Carried-forward losses are netted only after the AEA, so they don't waste it. Losses from prior years stay on your record indefinitely until used (claim must be made within 4 years of the loss arising).
Investors' Relief reduces the rate to 14% (from 6 April 2025; was 10% before) on gains up to a £1m lifetime allowance for shares in unlisted trading companies held for at least 3 years (specific qualifying conditions apply). Business Asset Disposal Relief (the rebrand of Entrepreneurs' Relief) gives 14% (from 6 April 2025; rising to 18% from 6 April 2026) on a £1m lifetime allowance for qualifying business disposals.

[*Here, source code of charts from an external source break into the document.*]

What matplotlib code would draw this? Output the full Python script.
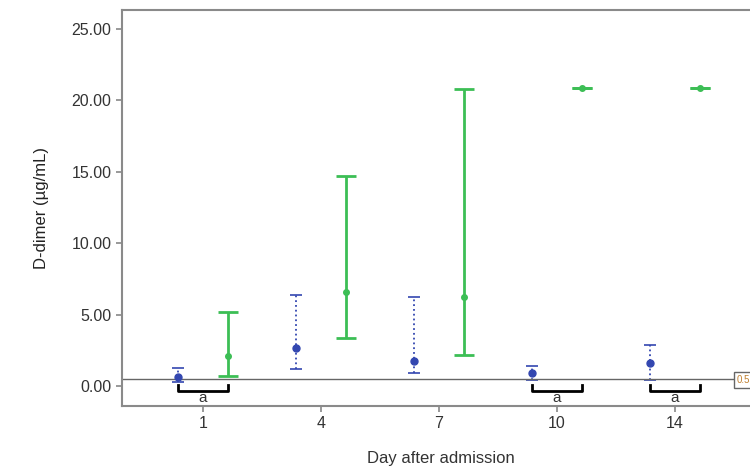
import numpy as np
import matplotlib.pyplot as plt

plt.rcParams['font.family'] = ['Liberation Sans', 'DejaVu Sans']

days = ['1', '4', '7', '10', '14']

# group 1 (blue, dotted)
blue_med = [0.6, 2.65, 1.75, 0.9, 1.6]
blue_low = [0.3, 1.2, 0.9, 0.4, 0.4]
blue_high = [1.25, 6.35, 6.2, 1.4, 2.9]

# group 2 (green, solid)
green_med = [2.1, 6.6, 6.2, 20.9, 20.9]
green_low = [0.7, 3.35, 2.2, 20.9, 20.9]
green_high = [5.2, 14.7, 20.8, 20.9, 20.9]

ref_value = 0.5
sig_days = ['1', '10', '14']

fig = plt.figure(figsize=(7.5, 4.69), dpi=100)
ax = fig.add_axes([122 / 750, 1 - 406 / 469, 638 / 750, 396 / 469])

x = np.arange(len(days))
off = 0.21

bm = np.array(blue_med)
gm = np.array(green_med)
eb = ax.errorbar(x - off, bm, yerr=[bm - np.array(blue_low), np.array(blue_high) - bm],
                 fmt='o', ms=5, color='#3347b0', ecolor='#3347b0', elinewidth=1.3,
                 capsize=4, capthick=1.2)
eb[-1][0].set_linestyle(':')

ax.errorbar(x + off, gm, yerr=[gm - np.array(green_low), np.array(green_high) - gm],
            fmt='o', ms=4, color='#3cbe55', ecolor='#3cbe55', elinewidth=2,
            capsize=7, capthick=2)

ax.axhline(ref_value, color='#666666', lw=1)
ax.text(737 / 750, 1 - 380 / 469, '0.55', transform=fig.transFigure, fontsize=7,
        color='#c08030', va='center', ha='left',
        bbox=dict(boxstyle='square,pad=0.3', fc='white', ec='#666666', lw=1))

for d in sig_days:
    i = days.index(d)
    ax.plot([i - off, i - off, i + off, i + off], [0.1, -0.35, -0.35, 0.1],
            color='black', lw=2)
    ax.text(i, -0.85, 'a', ha='center', va='center', fontsize=11, color='#333333')

ax.set_xlim(-0.686, 4.72)
ax.set_ylim(-1.4, 26.33)
ax.set_xticks(x)
ax.set_xticklabels(days)
ax.set_yticks(np.arange(0, 26, 5))
ax.set_yticklabels([f'{v:.2f}' for v in np.arange(0, 26, 5)])
ax.tick_params(colors='#888888', labelcolor='#333333', labelsize=11.5, length=4, width=1.2)

for s in ax.spines.values():
    s.set_color('#8a8a8a')
    s.set_linewidth(1.5)

ax.set_xlabel('Day after admission', fontsize=12, color='#333333', labelpad=14)
ax.set_ylabel('D-dimer (µg/mL)', fontsize=12, color='#222222', labelpad=16)

plt.savefig('out.png', dpi=100)
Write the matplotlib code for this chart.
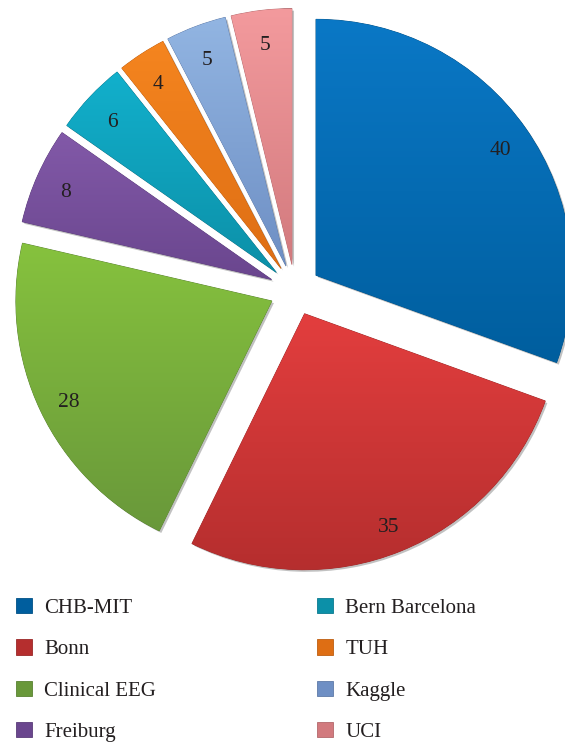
import numpy as np
import matplotlib
matplotlib.use("Agg")
import matplotlib.pyplot as plt
from matplotlib.colors import LinearSegmentedColormap, to_rgb
from matplotlib import patheffects as pe
from matplotlib.transforms import offset_copy

# ---- data ----
names = ["CHB-MIT", "Bonn", "Clinical EEG", "Freiburg",
         "Bern Barcelona", "TUH", "Kaggle", "UCI"]
values = [40, 35, 28, 8, 6, 4, 5, 5]
top_colors = ["#0A78C6", "#E33E3E", "#86C23E", "#8259A8",
              "#12B0CC", "#F5851F", "#92B5E2", "#F39A9D"]
bottom_colors = ["#005E9E", "#B52E2E", "#69983A", "#6A468E",
                 "#0C90A8", "#DE6E14", "#6E8FC4", "#D27A7E"]

W, H = 565, 744
fig = plt.figure(figsize=(W / 100, H / 100), dpi=100)
ax = fig.add_axes([0, 0, 1, 1])

R = 256
cx, cy = 295, H - 290
total = sum(values)

wedges, texts, autotexts = ax.pie(
    values, startangle=90, counterclock=False, radius=R, center=(cx, cy),
    explode=[0.1 * R] * len(values), colors=bottom_colors,
    autopct=lambda p: f"{round(p * total / 100)}", pctdistance=0.88,
    wedgeprops=dict(linewidth=0.6),
    textprops=dict(family="Liberation Serif", fontsize=15.5, color="#231F20"),
)

for w, ct, cb in zip(wedges, top_colors, bottom_colors):
    w.set_edgecolor(tuple(c * 0.85 for c in to_rgb(cb)))
    w.set_path_effects([pe.SimplePatchShadow(offset=(1.5, -1.5), shadow_rgbFace="#777777", alpha=0.45),
                        pe.Normal()])
    verts = w.get_path().vertices
    x0, x1 = verts[:, 0].min(), verts[:, 0].max()
    y0, y1 = verts[:, 1].min(), verts[:, 1].max()
    cmap = LinearSegmentedColormap.from_list("g", [cb, ct])
    grad = np.linspace(0, 1, 256).reshape(-1, 1)
    im = ax.imshow(grad, extent=[x0, x1, y0, y1], origin="lower", cmap=cmap,
                   aspect="auto", zorder=w.get_zorder() + 0.1, interpolation="bicubic")
    im.set_clip_path(w)

for t in autotexts:
    t.set_zorder(5)
    t.set_transform(offset_copy(ax.transData, fig=fig, x=0, y=-5, units="dots"))

ax.set_xlim(0, W)
ax.set_ylim(0, H)
ax.set_aspect("equal")
ax.axis("off")

leg_kw = dict(loc="upper left", frameon=False, borderpad=0, borderaxespad=0,
              handlelength=0.75, handleheight=0.75, handletextpad=0.6,
              labelspacing=1.03, prop=dict(family="Liberation Serif", size=15),
              labelcolor="#231F20")
leg1 = fig.legend(wedges[:4], names[:4], bbox_to_anchor=(16 / W, 1 - 598 / H), **leg_kw)
leg2 = fig.legend(wedges[4:], names[4:], bbox_to_anchor=(317 / W, 1 - 598 / H), **leg_kw)
for leg in (leg1, leg2):
    for h in leg.legend_handles:
        h.set_path_effects([])

fig.savefig("out.png", dpi=100)
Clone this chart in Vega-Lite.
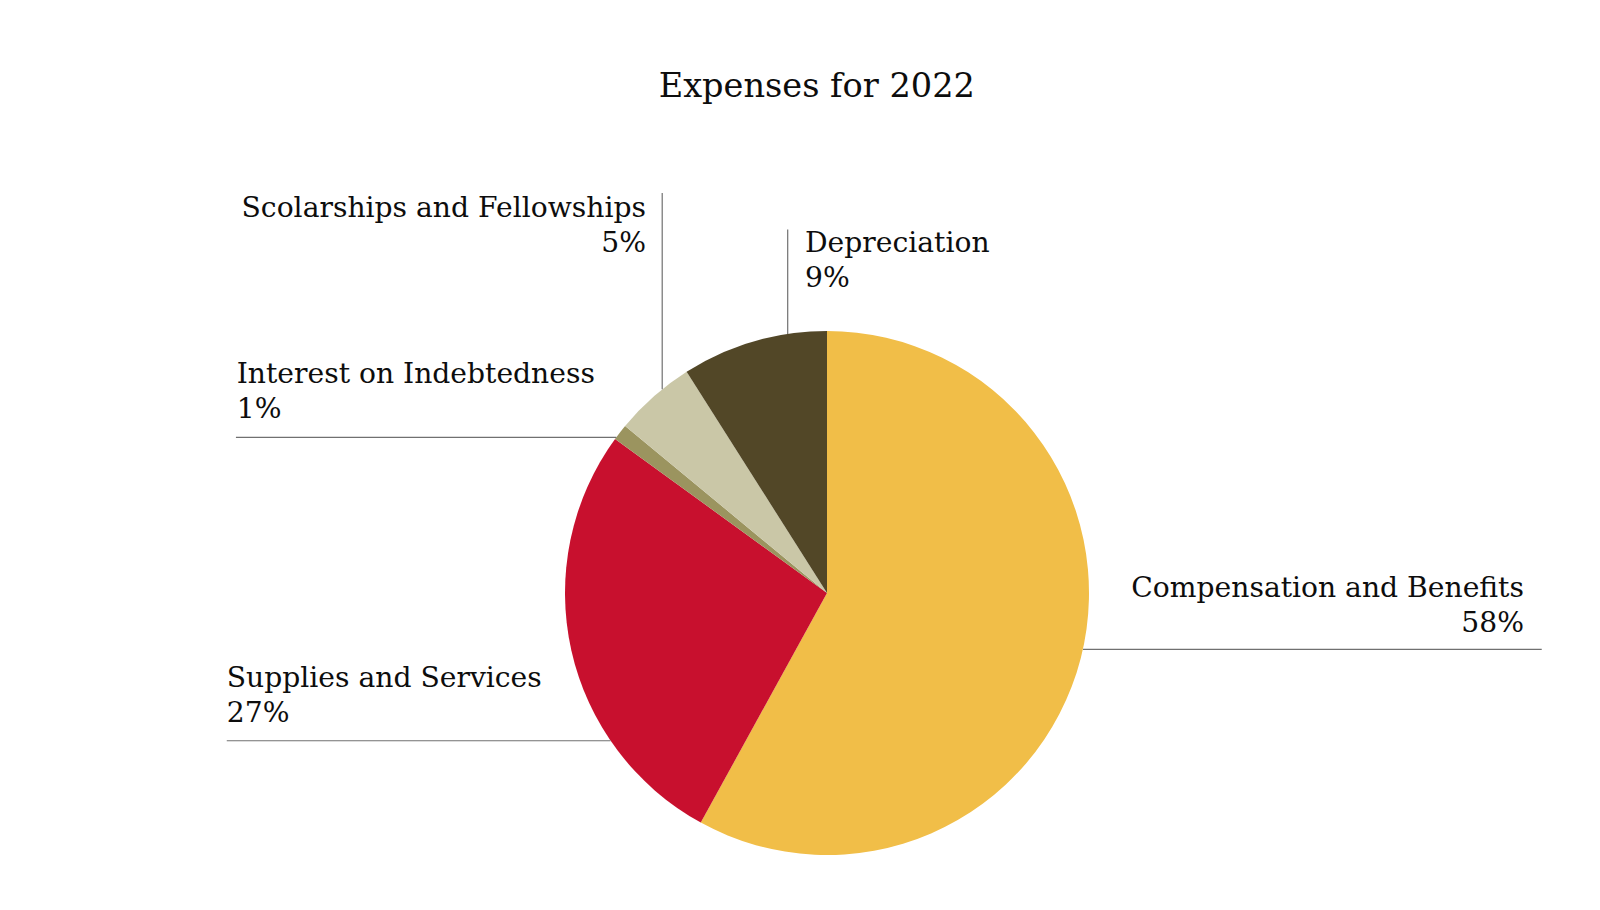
{
  "$schema": "https://vega.github.io/schema/vega-lite/v6.json",
  "autosize": {"type": "none"},
  "width": 1546,
  "height": 524,
  "padding": {"left": 54, "top": 331, "right": 0, "bottom": 55},
  "background": "white",
  "config": {"view": {"stroke": null}},
  "datasets": {
    "expenses": [
      {"category": "Compensation and Benefits", "share": 0.58, "rank": 1, "label_u": 266.0, "label_v": -1.4, "line_u": 97.7, "line_v": -21.5, "line_u2": 272.8, "line_v2": -21.5},
      {"category": "Supplies and Services", "share": 0.27, "rank": 2, "label_u": -229.1, "label_v": -35.8, "line_u": -229.1, "line_v": -56.4, "line_u2": -82.6, "line_v2": -56.4},
      {"category": "Interest on Indebtedness", "share": 0.01, "rank": 3, "label_u": -225.3, "label_v": 80.2, "line_u": -225.6, "line_v": 59.4, "line_u2": -80.4, "line_v2": 59.4},
      {"category": "Scolarships and Fellowships", "share": 0.05, "rank": 4, "label_u": -69.1, "label_v": 143.5, "line_u": -62.9, "line_v": 152.7, "line_u2": -62.9, "line_v2": 77.8},
      {"category": "Depreciation", "share": 0.09, "rank": 5, "label_u": -8.4, "label_v": 130.3, "line_u": -15.0, "line_v": 138.7, "line_u2": -15.0, "line_v2": 98.9}
    ],
    "titles": [{"text": "Expenses for 2022", "u": -3.9, "v": 189.3}]
  },
  "data": {"name": "expenses"},
  "layer": [
    {
      "mark": {"type": "arc"},
      "encoding": {
        "theta": {"field": "share", "type": "quantitative", "stack": true},
        "order": {"field": "rank", "type": "quantitative"},
        "color": {
          "field": "category",
          "type": "nominal",
          "legend": null,
          "scale": {
            "domain": ["Compensation and Benefits", "Supplies and Services", "Interest on Indebtedness", "Scolarships and Fellowships", "Depreciation"],
            "range": ["#F1BE48", "#C8102E", "#9B945F", "#CAC7A7", "#524727"]
          }
        }
      }
    },
    {
      "mark": {"type": "rule", "color": "#707070", "strokeWidth": 1.2},
      "encoding": {
        "x": {"field": "line_u", "type": "quantitative", "axis": null, "scale": {"domain": [-295.04, 295.04], "nice": false, "zero": false}},
        "y": {"field": "line_v", "type": "quantitative", "axis": null, "scale": {"domain": [-100, 100], "nice": false, "zero": false}},
        "x2": {"field": "line_u2"},
        "y2": {"field": "line_v2"}
      }
    },
    {
      "transform": [{"filter": {"field": "category", "oneOf": ["Scolarships and Fellowships", "Compensation and Benefits"]}}],
      "mark": {"type": "text", "align": "right", "baseline": "alphabetic", "font": "DejaVu Serif", "fontSize": 28.2, "color": "#0d0d0d"},
      "encoding": {
        "x": {"field": "label_u", "type": "quantitative"},
        "y": {"field": "label_v", "type": "quantitative"},
        "text": {"field": "category", "type": "nominal"}
      }
    },
    {
      "transform": [{"filter": {"field": "category", "oneOf": ["Scolarships and Fellowships", "Compensation and Benefits"]}}],
      "mark": {"type": "text", "align": "right", "baseline": "alphabetic", "font": "DejaVu Serif", "fontSize": 28.2, "color": "#0d0d0d", "dy": 35},
      "encoding": {
        "x": {"field": "label_u", "type": "quantitative"},
        "y": {"field": "label_v", "type": "quantitative"},
        "text": {"field": "share", "type": "quantitative", "format": ".0%"}
      }
    },
    {
      "transform": [{"filter": {"not": {"field": "category", "oneOf": ["Scolarships and Fellowships", "Compensation and Benefits"]}}}],
      "mark": {"type": "text", "align": "left", "baseline": "alphabetic", "font": "DejaVu Serif", "fontSize": 28.2, "color": "#0d0d0d"},
      "encoding": {
        "x": {"field": "label_u", "type": "quantitative"},
        "y": {"field": "label_v", "type": "quantitative"},
        "text": {"field": "category", "type": "nominal"}
      }
    },
    {
      "transform": [{"filter": {"not": {"field": "category", "oneOf": ["Scolarships and Fellowships", "Compensation and Benefits"]}}}],
      "mark": {"type": "text", "align": "left", "baseline": "alphabetic", "font": "DejaVu Serif", "fontSize": 28.2, "color": "#0d0d0d", "dy": 35},
      "encoding": {
        "x": {"field": "label_u", "type": "quantitative"},
        "y": {"field": "label_v", "type": "quantitative"},
        "text": {"field": "share", "type": "quantitative", "format": ".0%"}
      }
    },
    {
      "data": {"name": "titles"},
      "mark": {"type": "text", "align": "center", "baseline": "alphabetic", "font": "DejaVu Serif", "fontSize": 33.6, "color": "#0d0d0d"},
      "encoding": {
        "x": {"field": "u", "type": "quantitative"},
        "y": {"field": "v", "type": "quantitative"},
        "text": {"field": "text", "type": "nominal"}
      }
    }
  ]
}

Three worked examples (UK 2025/26)
Example 1: Higher-rate investor, £15k gain on shares
Marcus earns £80,000 and sells shares for a £15,000 gain after fees in 2025/26.
Calculation: Gain £15,000 − £3,000 AEA = £12,000 taxable. Stacked on income (he's already in higher rate), all of it falls in higher-rate CGT at 24% = £2,880. Net £12,120.
Example 2: Basic-rate investor straddling bands
Emma earns £45,000 and sells shares for an £18,000 gain.
Calculation: Gain £18,000 − £3,000 AEA = £15,000 taxable. Stacked: she has £5,270 of basic-rate band remaining (£50,270 − £45,000). So £5,270 at 18% = £948.60, and £9,730 at 24% = £2,335.20. Total CGT £3,283.80. Net gain £14,716.20.
Example 3: Loss harvesting + ISA bed
Paul holds a fund showing a £4,000 unrealised loss. He sells it on 4 April and rebuys an equivalent ETF (different ISIN) on 5 April to lock the loss without the 30-day matching applying.
Calculation: £4,000 loss carried forward. The next year he sells another holding for an £8,000 gain. Apply £3,000 AEA first → £5,000 taxable, then deduct £4,000 carried-forward loss → £1,000 taxable at his marginal CGT rate. If higher rate: £240 CGT. Without the harvest, he would have paid £1,200 (£5,000 × 24%). Saving £960.
Common mistakes to avoid
- Forgetting the Annual Exempt Amount fell from £6,000 (2023/24) to £3,000 (2024/25 onwards).
- Assuming the 30 October 2024 rate change is retroactive — gains realised before that date use the old 10/20% rates.
- Ignoring share matching rules — same-day, then bed & breakfast 30-day, then Section 104 pool — wrong matching gives wrong base cost.
- Not deducting allowable costs — broker fees, stamp duty (0.5%), and acquisition costs reduce the gain.
- Missing spousal transfers — gifts to a UK-domiciled spouse use no AEA and reset the base cost rules.
- Forgetting losses — current-year losses must be offset before the AEA; carried-forward losses are claimed only after AEA.
When to use this calculator
Run this calculator before every share sale, especially around the tax-year end (5 April) when banking the AEA matters most. Use it to plan loss harvesting (sell losers to offset winners), to evaluate gifting shares to a UK-domiciled spouse (gift is at no gain/no loss; future sale uses spouse's AEA), and to compare encashment vs ISA-Bed (sell taxable, rebuy inside ISA to shelter future gains).
Regional differences (Scotland, Wales, Northern Ireland)
Income tax bands differ in Scotland (Starter 19%, Basic 20%, Intermediate 21%, Higher 42%, Advanced 45%, Top 48%). However, savings interest, dividends, and capital gains are taxed at UK-wide rates regardless of where you live, because these are reserved (non-devolved) tax categories. Wales uses UK rates for income tax (the Welsh rate is currently 10p matched to UK basic rate). Northern Ireland uses UK rates throughout. Your Personal Savings Allowance, Dividend Allowance, and Annual Exempt Amount are identical across all UK nations.